[Figure scripts]
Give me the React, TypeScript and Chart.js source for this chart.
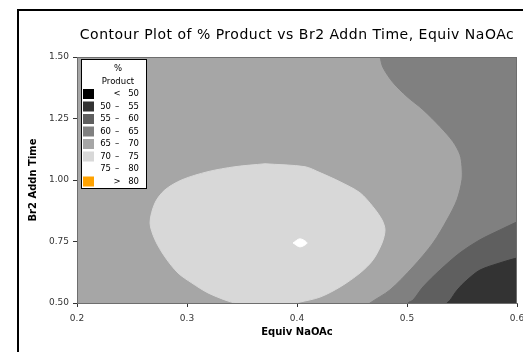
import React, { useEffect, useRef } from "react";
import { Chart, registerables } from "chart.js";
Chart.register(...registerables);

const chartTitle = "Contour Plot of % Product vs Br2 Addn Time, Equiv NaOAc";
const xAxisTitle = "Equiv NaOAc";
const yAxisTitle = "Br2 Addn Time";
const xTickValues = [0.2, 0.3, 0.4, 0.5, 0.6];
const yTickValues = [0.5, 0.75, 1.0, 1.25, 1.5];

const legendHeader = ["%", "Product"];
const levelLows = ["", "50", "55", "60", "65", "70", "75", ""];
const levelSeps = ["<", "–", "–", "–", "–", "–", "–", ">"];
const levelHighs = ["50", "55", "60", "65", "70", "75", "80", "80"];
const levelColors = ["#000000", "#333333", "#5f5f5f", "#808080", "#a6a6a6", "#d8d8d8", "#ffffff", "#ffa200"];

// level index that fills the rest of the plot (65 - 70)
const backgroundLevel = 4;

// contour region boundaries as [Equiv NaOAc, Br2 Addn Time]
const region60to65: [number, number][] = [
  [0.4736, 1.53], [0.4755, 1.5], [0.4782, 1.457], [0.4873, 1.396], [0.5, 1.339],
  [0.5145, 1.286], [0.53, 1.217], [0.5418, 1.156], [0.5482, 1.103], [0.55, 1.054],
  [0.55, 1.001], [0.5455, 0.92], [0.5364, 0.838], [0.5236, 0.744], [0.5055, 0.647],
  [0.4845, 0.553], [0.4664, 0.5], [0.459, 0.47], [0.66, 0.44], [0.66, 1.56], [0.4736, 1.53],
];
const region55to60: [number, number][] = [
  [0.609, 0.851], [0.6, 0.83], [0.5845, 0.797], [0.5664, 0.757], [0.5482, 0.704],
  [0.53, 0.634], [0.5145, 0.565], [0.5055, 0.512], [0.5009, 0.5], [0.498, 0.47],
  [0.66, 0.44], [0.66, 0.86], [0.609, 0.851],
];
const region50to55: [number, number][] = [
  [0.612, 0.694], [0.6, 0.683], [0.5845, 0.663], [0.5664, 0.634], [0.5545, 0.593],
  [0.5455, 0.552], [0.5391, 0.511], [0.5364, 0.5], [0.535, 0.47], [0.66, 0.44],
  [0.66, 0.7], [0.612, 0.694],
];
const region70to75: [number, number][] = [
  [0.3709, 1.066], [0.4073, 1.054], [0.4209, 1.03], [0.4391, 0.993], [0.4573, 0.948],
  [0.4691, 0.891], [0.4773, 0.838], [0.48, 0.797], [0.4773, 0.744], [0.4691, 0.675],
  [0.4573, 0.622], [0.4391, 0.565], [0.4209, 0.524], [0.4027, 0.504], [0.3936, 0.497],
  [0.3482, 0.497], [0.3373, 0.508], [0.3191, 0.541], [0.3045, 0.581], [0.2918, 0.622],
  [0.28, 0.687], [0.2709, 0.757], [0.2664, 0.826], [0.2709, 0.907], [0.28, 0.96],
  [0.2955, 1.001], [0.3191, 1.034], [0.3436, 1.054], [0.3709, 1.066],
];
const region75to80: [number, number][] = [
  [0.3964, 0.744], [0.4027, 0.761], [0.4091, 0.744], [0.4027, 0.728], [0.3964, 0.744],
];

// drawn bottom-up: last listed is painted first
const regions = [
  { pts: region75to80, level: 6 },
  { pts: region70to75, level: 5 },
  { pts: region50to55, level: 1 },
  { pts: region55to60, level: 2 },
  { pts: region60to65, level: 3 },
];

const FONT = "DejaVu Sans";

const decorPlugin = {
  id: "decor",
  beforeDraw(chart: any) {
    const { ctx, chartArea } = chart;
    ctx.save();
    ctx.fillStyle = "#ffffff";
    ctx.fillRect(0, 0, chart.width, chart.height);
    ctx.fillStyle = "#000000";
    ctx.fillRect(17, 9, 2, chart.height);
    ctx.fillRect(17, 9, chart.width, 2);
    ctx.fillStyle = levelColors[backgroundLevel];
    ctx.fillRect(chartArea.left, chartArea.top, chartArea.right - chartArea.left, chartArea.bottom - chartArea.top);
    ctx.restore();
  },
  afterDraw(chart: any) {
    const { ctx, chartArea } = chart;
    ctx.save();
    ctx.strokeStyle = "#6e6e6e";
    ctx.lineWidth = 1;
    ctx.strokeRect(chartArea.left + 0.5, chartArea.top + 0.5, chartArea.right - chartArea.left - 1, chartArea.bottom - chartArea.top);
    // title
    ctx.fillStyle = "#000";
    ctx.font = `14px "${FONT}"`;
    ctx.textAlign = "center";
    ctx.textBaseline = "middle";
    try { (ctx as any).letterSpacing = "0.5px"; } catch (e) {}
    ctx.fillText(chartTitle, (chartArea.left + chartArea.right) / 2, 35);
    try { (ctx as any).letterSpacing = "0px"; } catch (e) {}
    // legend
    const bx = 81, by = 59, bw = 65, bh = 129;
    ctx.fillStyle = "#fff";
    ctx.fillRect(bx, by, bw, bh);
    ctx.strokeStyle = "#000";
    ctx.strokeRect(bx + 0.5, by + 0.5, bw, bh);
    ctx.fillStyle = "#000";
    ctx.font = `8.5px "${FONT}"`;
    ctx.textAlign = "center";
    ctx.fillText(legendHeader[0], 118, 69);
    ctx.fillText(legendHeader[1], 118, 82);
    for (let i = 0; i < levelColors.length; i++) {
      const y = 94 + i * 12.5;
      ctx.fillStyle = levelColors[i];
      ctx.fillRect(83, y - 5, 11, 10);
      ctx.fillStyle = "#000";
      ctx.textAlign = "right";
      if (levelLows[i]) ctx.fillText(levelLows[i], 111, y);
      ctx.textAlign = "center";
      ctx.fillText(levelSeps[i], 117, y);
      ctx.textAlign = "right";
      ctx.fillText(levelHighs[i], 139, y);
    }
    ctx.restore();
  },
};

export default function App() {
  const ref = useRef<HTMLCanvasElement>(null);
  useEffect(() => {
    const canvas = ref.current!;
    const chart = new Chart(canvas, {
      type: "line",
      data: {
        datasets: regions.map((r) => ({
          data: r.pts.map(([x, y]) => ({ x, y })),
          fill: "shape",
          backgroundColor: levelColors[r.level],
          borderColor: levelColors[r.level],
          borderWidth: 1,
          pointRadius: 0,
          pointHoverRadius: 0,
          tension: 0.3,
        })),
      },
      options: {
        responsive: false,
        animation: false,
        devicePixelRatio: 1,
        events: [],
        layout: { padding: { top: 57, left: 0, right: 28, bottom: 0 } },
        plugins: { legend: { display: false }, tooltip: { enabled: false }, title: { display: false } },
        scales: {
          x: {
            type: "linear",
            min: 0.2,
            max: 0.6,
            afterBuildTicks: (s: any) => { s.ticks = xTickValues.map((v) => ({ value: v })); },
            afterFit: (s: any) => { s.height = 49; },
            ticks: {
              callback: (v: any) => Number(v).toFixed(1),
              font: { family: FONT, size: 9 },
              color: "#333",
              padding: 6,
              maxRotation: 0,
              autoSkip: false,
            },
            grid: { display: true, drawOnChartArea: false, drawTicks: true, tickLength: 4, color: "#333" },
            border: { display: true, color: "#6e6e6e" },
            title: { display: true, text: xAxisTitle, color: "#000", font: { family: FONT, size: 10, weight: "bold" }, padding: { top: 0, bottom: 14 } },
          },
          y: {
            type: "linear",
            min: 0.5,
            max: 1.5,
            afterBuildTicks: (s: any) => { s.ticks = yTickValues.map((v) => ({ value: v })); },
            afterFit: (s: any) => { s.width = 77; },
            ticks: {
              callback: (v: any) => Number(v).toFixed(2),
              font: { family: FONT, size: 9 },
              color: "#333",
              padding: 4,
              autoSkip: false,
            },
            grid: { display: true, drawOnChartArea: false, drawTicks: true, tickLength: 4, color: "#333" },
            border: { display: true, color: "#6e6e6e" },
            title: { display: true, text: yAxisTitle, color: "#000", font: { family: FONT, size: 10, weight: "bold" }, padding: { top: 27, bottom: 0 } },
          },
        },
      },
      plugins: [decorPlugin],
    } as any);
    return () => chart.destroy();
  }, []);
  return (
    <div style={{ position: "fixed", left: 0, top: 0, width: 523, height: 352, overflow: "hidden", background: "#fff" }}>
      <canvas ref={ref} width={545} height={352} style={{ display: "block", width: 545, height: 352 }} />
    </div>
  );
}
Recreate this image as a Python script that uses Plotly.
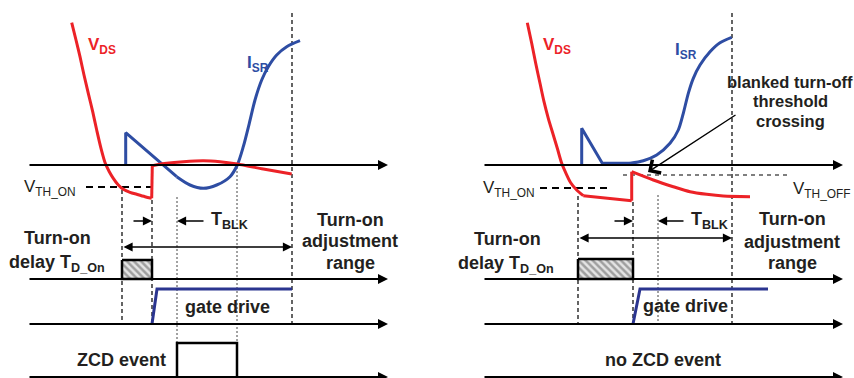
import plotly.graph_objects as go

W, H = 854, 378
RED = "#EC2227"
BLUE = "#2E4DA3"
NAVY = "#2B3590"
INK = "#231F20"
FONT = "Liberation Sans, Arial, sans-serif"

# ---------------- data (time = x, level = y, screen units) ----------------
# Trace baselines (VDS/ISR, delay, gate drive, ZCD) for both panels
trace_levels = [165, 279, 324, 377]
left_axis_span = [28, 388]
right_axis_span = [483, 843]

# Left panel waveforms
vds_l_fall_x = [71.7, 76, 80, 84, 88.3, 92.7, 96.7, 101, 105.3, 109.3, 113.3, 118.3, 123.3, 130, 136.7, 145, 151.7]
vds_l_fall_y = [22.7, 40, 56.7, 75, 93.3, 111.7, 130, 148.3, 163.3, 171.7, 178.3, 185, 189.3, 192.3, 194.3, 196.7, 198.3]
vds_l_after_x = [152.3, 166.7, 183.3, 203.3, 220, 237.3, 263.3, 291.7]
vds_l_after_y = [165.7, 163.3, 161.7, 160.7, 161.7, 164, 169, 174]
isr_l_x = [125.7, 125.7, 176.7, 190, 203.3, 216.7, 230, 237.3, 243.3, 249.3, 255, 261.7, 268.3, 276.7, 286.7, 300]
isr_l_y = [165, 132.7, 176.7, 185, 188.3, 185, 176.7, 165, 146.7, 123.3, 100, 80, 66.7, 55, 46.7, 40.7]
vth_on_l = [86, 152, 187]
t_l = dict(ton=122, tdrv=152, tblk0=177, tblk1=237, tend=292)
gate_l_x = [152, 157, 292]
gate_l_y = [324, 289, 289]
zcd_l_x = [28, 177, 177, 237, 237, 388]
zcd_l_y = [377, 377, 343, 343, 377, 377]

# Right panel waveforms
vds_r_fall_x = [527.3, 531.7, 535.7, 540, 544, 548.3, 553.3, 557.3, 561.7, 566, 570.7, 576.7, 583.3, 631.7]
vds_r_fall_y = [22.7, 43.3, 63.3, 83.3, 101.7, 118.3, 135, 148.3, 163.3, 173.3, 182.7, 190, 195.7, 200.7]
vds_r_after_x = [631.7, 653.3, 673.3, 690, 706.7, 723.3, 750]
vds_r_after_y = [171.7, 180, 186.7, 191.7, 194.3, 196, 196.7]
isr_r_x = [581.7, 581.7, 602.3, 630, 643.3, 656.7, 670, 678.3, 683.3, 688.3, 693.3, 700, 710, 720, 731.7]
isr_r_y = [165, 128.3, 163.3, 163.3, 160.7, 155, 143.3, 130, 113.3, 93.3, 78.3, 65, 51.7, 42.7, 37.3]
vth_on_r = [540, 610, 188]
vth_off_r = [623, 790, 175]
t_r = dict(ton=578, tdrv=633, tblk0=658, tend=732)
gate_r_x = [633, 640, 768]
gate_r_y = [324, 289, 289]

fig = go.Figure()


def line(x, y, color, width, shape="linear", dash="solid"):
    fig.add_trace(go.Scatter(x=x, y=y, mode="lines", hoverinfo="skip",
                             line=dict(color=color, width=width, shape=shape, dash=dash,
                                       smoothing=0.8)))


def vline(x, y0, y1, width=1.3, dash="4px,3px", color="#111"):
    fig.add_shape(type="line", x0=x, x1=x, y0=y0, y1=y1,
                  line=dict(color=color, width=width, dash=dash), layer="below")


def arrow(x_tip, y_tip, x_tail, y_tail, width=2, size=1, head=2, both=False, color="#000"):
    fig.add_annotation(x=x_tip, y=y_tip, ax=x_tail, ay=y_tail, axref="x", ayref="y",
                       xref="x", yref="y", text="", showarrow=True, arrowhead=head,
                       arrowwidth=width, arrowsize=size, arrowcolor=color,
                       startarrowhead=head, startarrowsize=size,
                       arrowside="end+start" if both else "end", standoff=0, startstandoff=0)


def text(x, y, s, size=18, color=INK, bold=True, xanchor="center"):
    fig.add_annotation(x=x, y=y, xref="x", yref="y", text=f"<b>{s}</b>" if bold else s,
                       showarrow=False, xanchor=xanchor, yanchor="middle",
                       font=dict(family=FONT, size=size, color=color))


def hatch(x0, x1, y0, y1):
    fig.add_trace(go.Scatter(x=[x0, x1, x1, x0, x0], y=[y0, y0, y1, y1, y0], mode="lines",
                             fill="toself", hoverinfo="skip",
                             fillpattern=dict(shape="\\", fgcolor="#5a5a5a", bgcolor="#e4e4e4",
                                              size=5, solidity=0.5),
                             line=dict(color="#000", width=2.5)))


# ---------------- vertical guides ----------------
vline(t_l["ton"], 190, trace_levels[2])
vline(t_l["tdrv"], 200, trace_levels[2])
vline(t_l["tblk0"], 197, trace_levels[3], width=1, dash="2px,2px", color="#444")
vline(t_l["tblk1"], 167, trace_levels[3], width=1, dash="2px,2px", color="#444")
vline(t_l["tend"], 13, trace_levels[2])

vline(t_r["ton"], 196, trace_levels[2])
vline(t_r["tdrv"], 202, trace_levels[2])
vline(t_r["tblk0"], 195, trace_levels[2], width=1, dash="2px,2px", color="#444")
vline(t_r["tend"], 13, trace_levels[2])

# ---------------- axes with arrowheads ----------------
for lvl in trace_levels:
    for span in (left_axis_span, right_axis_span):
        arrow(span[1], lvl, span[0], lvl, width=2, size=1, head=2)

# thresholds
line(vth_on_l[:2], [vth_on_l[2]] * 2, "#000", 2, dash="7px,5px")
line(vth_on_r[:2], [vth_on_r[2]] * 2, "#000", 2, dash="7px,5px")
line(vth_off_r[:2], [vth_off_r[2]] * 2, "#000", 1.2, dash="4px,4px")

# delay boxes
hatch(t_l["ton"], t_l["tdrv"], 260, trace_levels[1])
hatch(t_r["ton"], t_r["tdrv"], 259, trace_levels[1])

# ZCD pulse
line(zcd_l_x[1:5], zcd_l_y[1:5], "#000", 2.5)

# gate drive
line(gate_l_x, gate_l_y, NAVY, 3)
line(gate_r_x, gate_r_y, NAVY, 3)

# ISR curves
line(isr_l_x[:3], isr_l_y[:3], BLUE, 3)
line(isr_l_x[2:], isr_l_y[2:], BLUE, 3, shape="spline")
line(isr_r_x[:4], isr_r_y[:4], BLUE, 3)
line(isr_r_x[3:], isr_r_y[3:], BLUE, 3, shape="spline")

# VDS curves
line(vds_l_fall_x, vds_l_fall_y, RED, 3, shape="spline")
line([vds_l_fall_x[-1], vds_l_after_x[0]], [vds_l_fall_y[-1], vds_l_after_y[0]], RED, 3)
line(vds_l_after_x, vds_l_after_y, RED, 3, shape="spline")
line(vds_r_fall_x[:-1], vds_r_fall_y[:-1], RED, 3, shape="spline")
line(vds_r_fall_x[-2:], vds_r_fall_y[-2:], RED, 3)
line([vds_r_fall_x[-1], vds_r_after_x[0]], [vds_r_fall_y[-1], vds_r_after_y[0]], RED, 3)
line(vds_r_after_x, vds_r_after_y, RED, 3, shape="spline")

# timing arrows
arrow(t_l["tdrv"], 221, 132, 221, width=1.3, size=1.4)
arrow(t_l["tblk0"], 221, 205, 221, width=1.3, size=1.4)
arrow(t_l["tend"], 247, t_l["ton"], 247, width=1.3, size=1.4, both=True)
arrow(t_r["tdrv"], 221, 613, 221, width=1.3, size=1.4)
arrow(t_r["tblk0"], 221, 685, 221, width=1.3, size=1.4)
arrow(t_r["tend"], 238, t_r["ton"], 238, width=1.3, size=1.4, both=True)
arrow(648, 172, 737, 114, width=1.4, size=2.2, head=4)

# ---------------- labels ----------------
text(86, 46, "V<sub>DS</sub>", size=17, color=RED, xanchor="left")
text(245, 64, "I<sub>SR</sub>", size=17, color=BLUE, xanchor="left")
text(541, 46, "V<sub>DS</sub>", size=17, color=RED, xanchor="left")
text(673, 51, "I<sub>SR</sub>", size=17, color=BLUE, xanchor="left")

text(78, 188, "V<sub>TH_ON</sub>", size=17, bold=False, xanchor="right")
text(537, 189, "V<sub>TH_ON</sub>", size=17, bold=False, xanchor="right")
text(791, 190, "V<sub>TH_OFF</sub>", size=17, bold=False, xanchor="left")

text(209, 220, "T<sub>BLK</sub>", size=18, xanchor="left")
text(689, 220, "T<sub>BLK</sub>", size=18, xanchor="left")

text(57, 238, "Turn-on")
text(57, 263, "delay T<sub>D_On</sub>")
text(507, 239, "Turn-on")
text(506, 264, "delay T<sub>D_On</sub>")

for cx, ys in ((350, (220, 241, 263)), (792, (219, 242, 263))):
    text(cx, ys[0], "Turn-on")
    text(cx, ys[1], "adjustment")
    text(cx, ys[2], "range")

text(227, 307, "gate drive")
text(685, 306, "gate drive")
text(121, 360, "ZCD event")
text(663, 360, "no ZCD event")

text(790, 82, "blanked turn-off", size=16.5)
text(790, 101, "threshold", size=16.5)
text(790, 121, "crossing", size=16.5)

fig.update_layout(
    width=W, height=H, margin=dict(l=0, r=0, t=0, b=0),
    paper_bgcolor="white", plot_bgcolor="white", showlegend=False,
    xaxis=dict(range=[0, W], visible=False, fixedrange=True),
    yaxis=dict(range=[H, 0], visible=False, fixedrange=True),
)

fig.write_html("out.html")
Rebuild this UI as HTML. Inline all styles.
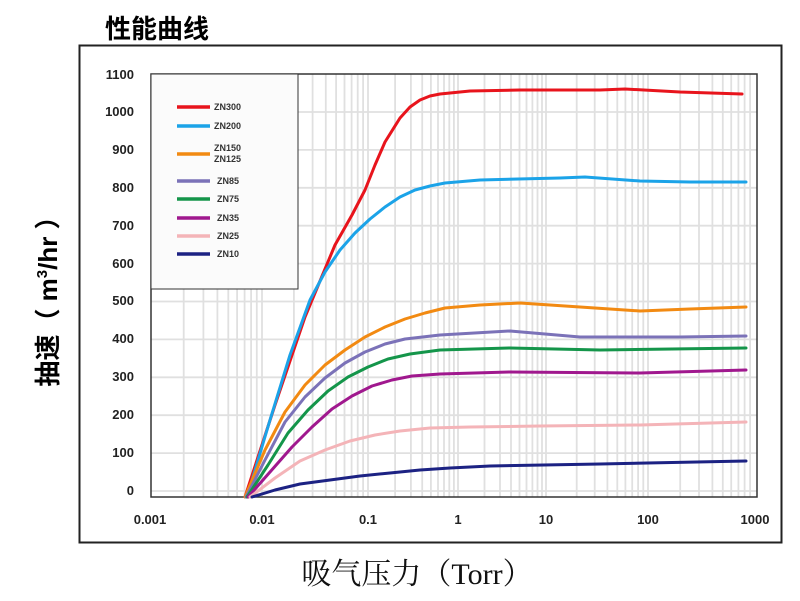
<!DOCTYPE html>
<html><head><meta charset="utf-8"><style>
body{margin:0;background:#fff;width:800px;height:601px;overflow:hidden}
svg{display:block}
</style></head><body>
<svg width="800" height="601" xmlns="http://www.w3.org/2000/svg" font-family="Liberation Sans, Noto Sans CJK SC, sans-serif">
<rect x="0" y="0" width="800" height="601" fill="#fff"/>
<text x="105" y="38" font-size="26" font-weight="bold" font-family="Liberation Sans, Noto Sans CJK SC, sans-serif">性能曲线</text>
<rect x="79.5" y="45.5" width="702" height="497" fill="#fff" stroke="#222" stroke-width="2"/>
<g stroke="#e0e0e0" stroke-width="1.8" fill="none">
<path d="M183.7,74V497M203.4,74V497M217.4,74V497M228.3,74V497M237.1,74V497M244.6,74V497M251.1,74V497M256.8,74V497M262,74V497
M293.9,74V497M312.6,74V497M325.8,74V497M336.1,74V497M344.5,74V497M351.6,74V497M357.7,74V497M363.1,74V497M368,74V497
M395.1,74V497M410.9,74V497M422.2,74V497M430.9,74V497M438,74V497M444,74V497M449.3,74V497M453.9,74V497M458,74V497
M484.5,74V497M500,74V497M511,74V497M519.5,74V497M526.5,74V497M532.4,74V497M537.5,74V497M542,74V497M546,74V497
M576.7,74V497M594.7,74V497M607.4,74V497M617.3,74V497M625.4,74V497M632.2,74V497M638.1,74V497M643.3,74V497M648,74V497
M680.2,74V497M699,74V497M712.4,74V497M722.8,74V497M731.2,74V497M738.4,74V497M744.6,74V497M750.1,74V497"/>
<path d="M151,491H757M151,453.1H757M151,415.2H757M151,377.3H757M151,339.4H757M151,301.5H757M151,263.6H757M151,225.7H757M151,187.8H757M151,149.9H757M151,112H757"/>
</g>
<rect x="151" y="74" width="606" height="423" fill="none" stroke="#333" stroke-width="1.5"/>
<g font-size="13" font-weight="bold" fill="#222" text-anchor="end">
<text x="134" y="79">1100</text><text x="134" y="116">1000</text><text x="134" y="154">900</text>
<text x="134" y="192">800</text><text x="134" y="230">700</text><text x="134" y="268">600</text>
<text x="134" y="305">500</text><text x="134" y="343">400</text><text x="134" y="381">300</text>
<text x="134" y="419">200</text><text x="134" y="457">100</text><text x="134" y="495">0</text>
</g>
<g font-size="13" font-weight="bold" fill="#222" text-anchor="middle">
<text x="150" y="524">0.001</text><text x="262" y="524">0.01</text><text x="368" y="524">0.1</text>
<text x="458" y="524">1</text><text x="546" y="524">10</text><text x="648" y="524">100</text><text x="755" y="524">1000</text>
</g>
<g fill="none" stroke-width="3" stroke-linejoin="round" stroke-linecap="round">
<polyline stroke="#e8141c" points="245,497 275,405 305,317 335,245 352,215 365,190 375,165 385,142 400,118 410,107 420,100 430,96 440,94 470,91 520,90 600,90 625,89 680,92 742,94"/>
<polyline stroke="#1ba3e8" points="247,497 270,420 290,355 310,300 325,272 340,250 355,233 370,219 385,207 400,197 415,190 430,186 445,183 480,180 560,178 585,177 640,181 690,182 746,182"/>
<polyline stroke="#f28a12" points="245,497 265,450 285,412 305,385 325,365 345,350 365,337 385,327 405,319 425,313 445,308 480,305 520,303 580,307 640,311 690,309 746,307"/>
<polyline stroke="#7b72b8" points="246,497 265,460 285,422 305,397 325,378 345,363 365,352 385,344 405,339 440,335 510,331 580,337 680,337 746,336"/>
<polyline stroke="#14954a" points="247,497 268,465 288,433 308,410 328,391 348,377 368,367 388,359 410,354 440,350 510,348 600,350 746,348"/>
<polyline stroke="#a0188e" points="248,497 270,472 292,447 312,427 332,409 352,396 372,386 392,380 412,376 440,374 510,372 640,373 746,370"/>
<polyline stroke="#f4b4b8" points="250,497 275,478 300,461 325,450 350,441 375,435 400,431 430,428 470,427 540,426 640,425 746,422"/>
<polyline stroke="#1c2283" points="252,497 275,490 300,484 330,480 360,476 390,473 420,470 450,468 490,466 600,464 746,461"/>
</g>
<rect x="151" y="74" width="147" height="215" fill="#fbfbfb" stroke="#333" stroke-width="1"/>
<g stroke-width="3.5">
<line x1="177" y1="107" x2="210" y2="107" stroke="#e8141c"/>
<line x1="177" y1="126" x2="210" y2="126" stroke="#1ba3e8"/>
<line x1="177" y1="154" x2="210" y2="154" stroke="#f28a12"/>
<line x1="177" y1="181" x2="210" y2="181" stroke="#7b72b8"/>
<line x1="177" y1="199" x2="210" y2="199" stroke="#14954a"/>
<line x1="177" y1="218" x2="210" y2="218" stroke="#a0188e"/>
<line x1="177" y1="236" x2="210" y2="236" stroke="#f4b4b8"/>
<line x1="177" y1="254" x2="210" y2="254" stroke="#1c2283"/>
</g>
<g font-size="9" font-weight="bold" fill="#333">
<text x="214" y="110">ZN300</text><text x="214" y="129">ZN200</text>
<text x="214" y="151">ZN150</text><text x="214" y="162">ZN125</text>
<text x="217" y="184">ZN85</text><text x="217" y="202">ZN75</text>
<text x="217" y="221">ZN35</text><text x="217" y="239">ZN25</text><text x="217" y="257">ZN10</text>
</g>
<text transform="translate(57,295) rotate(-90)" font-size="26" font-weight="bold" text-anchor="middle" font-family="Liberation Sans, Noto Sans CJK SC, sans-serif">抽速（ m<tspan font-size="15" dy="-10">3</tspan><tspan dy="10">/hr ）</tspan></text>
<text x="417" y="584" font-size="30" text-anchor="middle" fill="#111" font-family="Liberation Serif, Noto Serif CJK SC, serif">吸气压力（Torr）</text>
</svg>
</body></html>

## SHORT EXERCISE
Give back exactly the lines from the first line of the data through the line with "const backgroundLevel = 4;", pictures excluded.

## RESPONSE TO THIS TASK
Give me the React, TypeScript and Chart.js source for this chart.
import React, { useEffect, useRef } from "react";
import { Chart, registerables } from "chart.js";
Chart.register(...registerables);

const chartTitle = "Contour Plot of % Product vs Br2 Addn Time, Equiv NaOAc";
const xAxisTitle = "Equiv NaOAc";
const yAxisTitle = "Br2 Addn Time";
const xTickValues = [0.2, 0.3, 0.4, 0.5, 0.6];
const yTickValues = [0.5, 0.75, 1.0, 1.25, 1.5];

const legendHeader = ["%", "Product"];
const levelLows = ["", "50", "55", "60", "65", "70", "75", ""];
const levelSeps = ["<", "–", "–", "–", "–", "–", "–", ">"];
const levelHighs = ["50", "55", "60", "65", "70", "75", "80", "80"];
const levelColors = ["#000000", "#333333", "#5f5f5f", "#808080", "#a6a6a6", "#d8d8d8", "#ffffff", "#ffa200"];

// level index that fills the rest of the plot (65 - 70)
const backgroundLevel = 4;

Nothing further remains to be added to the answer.